W 20. minucie doszło do kontrowersyjnego faulu Harita na Marquinhosie. Zawodnik Olympique trafił nogą w korpus Brazylijczyka, za co od razu został ukarany czerwoną kartką, co wzbudziło uzasadnione skargi drużyny gospodarzy.
Grająca w dziesiątkę Marsylia nagle dostała wiatru w żagle i przypomniała sobie, że trzeba zdobyć gola, żeby nie stracić punktów. Pary starczyło jednak na około pięć minut ataków, które skończyły się dwoma strzałami. Jakby tego było mało w 29. minucie, po dośrodkowaniu Hakimiego, piłkę do własnej siatki wbił kapitan Fokajczyków – Balerdi. Podłamany zespół OM czekał na przerwę, gdy PSG grało dalej. Na 5 minut przed końcem pierwszej połowy, Dembele dograł do zupełnie niepilnowanego Barcoli, który zdobył trzecią bramkę dla swojej drużyny. Kilka minut później zawodnicy zeszli do szatni, a część kibiców zaczęła wychodzić ze stadionu.

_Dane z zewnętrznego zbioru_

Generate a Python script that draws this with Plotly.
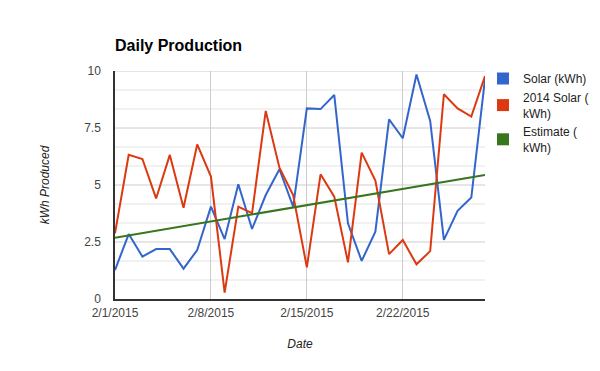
import plotly.graph_objects as go
import pandas as pd

dates = pd.date_range("2015-02-01", "2015-02-28", freq="D")
solar = [1.27, 2.85, 1.86, 2.19, 2.19, 1.33, 2.15, 4.05, 2.63, 5.03, 3.07, 4.56, 5.69, 4.05,
         8.36, 8.33, 8.95, 3.32, 1.67, 2.95, 7.88, 7.05, 9.85, 7.81, 2.59, 3.87, 4.45, 9.65]
solar_2014 = [2.88, 6.32, 6.14, 4.41, 6.32, 4.0, 6.78, 5.37, 0.28, 4.05, 3.76, 8.25, 5.76, 4.56,
              1.39, 5.47, 4.49, 1.61, 6.42, 5.19, 1.97, 2.59, 1.52, 2.1, 8.98, 8.36, 8.0, 9.78]
estimate_start, estimate_end = 2.69, 5.44
estimate = [estimate_start, estimate_end]
estimate_dates = [dates[0], dates[-1]]

series_names = ["Solar (kWh)", "2014 Solar (<br>kWh)", "Estimate (<br>kWh)"]
colors = ["#3366cc", "#dc3912", "#38761d"]

xtick_vals = ["2015-02-01", "2015-02-08", "2015-02-15", "2015-02-22"]
xtick_text = ["2/1/2015", "2/8/2015", "2/15/2015", "2/22/2015"]
y_max = 10
y_major_step = 2.5
minor_per_major = 3
n_minor = int(round(y_max / y_major_step * minor_per_major))
minor_vals = [i * y_major_step / minor_per_major
              for i in range(n_minor + 1) if i % minor_per_major != 0]
major_vals = [i * y_major_step for i in range(int(round(y_max / y_major_step)) + 1)]

fig = go.Figure()
for v in minor_vals:
    fig.add_hline(y=v, line=dict(color="#e3e3e3", width=1), layer="below")
for v in major_vals[1:]:
    fig.add_hline(y=v, line=dict(color="#cccccc", width=1), layer="below")

for xs, ys, c in [(dates, solar, colors[0]), (dates, solar_2014, colors[1]),
                  (estimate_dates, estimate, colors[2])]:
    fig.add_trace(go.Scatter(x=xs, y=ys, mode="lines", line=dict(color=c, width=2),
                             showlegend=False, hoverinfo="skip"))
for name, c in zip(series_names, colors):
    fig.add_trace(go.Scatter(x=[None], y=[None], mode="markers", name=name,
                             marker=dict(symbol="square", size=12, color=c)))

fig.update_layout(
    width=600, height=371,
    margin=dict(l=115, r=115, t=71, b=72, autoexpand=False),
    paper_bgcolor="white", plot_bgcolor="white",
    font=dict(family="Arial, Liberation Sans", size=12, color="#444"),
    title=dict(text="<b>Daily Production</b>", x=115 / 600, xanchor="left",
               y=1 - 45 / 371, yanchor="middle",
               font=dict(size=16, color="#000")),
    legend=dict(xref="container", x=483 / 600, xanchor="left",
                yref="container", y=1 - 64 / 371, yanchor="top",
                font=dict(size=12, color="#222"), tracegroupgap=8, itemwidth=30,
                bgcolor="rgba(0,0,0,0)"),
    xaxis=dict(type="date", range=[dates[0], dates[-1]],
               tickvals=xtick_vals, ticktext=xtick_text,
               showgrid=True, gridcolor="#cccccc", gridwidth=1,
               showline=True, linecolor="#333", linewidth=1.5,
               zeroline=False, ticks="", ticklabelstandoff=2,
               title=dict(text="<i>Date</i>", font=dict(size=12, color="#222"), standoff=20)),
    yaxis=dict(range=[0, y_max], tickmode="array", tickvals=major_vals,
               showgrid=False,
               showline=True, linecolor="#333", linewidth=1.5,
               zeroline=False, ticks="outside", ticklen=10, tickcolor="rgba(0,0,0,0)",
               title=dict(text="<i>kWh Produced</i>", font=dict(size=12, color="#222"), standoff=32)),
)

fig.write_html("out.html", post_script="document.body.style.margin='0';",
               config={"displayModeBar": False})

Po zmianie stron Niebiesko-Czerwoni zwolnili tempo gry, lecz cały czas kontrolowali jej przebieg. Grając w przewadze, spokojnie rozgrywali piłkę i co jakiś czas dochodzili do sytuacji bramkowych. Swoje szanse na podwyższenie wyniku mieli Dembele, Barcola, Fabian Ruiz i Doue, ale żaden z nich nie wykorzystał swojej szansy. Zawodnicy OM ograniczali się do ustawienia nisko i obrony wyniku, sporadycznie posyłając długie piłki za plecy wysoko ustawionej defensywy gości. Obie drużyny wiedziały, że rezultat meczu jest już ustalony i nie forsowały tempa. Do końca spotkania nie padła już żadna bramka. Paryżanie wracają do domu, z terenu największego rywala kompletnie go upokarzając.

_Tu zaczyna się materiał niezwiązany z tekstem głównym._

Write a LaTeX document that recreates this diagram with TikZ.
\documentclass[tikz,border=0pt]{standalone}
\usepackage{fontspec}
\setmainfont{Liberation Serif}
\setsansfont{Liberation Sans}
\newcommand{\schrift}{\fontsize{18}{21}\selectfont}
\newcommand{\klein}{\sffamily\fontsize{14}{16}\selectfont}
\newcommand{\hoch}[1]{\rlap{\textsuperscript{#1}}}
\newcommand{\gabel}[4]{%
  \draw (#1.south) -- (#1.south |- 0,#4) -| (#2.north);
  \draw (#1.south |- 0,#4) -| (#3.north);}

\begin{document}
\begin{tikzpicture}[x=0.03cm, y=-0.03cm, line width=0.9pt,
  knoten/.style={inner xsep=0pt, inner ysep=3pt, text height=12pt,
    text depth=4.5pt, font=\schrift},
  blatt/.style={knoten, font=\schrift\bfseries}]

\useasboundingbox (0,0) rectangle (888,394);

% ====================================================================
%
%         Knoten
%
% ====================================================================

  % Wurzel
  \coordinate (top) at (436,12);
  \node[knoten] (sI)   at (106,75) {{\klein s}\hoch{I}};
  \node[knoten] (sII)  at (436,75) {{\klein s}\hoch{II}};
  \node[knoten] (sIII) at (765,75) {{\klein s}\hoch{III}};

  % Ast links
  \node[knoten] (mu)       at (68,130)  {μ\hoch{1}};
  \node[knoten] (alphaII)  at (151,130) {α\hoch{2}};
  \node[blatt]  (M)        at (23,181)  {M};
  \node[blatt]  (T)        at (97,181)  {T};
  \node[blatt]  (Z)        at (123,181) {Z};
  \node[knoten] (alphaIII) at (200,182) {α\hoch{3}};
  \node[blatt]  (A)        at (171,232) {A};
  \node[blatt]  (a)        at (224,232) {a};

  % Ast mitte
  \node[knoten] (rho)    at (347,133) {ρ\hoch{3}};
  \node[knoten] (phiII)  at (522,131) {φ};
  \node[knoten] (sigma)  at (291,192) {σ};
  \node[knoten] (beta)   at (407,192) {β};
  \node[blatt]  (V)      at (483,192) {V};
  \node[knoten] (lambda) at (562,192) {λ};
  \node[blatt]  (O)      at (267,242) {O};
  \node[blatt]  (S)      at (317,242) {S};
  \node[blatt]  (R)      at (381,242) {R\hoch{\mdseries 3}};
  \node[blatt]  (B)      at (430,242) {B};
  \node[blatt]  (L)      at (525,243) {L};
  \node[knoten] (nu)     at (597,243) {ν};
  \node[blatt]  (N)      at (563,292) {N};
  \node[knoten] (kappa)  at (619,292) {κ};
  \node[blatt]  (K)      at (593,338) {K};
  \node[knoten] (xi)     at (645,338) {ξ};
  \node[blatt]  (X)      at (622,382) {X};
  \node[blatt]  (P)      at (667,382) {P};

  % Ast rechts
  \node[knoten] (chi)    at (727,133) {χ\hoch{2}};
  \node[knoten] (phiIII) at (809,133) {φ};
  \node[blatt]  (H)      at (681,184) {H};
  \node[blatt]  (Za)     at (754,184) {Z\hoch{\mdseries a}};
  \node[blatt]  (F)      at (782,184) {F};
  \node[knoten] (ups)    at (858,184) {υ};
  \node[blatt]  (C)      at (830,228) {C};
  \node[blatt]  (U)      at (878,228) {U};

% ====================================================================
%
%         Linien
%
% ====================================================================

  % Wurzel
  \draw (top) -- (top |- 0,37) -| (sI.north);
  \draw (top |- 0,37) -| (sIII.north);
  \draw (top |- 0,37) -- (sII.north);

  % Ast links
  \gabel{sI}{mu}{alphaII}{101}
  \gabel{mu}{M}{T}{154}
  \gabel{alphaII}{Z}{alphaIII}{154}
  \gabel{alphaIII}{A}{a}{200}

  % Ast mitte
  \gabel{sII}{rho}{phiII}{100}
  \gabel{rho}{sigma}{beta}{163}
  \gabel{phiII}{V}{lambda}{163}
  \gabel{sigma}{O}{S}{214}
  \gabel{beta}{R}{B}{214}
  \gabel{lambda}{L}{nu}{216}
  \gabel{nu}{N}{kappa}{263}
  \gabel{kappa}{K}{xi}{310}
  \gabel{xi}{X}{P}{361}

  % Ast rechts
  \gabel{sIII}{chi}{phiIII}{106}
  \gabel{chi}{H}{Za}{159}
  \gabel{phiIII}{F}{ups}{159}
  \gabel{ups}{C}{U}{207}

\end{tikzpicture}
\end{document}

Olympique Marsylia nie dojechał na ten mecz
Drużyna, jaką stworzył De Zerbi, nie wyszła z szatni i była parodią własnej siebie. Ewidentnie zabrakło mentalu, który pokazało PSG. Drużyna ze stolicy Francji od początku narzuciła własny styl, szybko wyszła na prowadzenie i zmuszała rywali do popełniania błędów. Paryżanie dzięki temu zwycięstwu i porażce Monaco są samodzielnym liderem Ligue 1.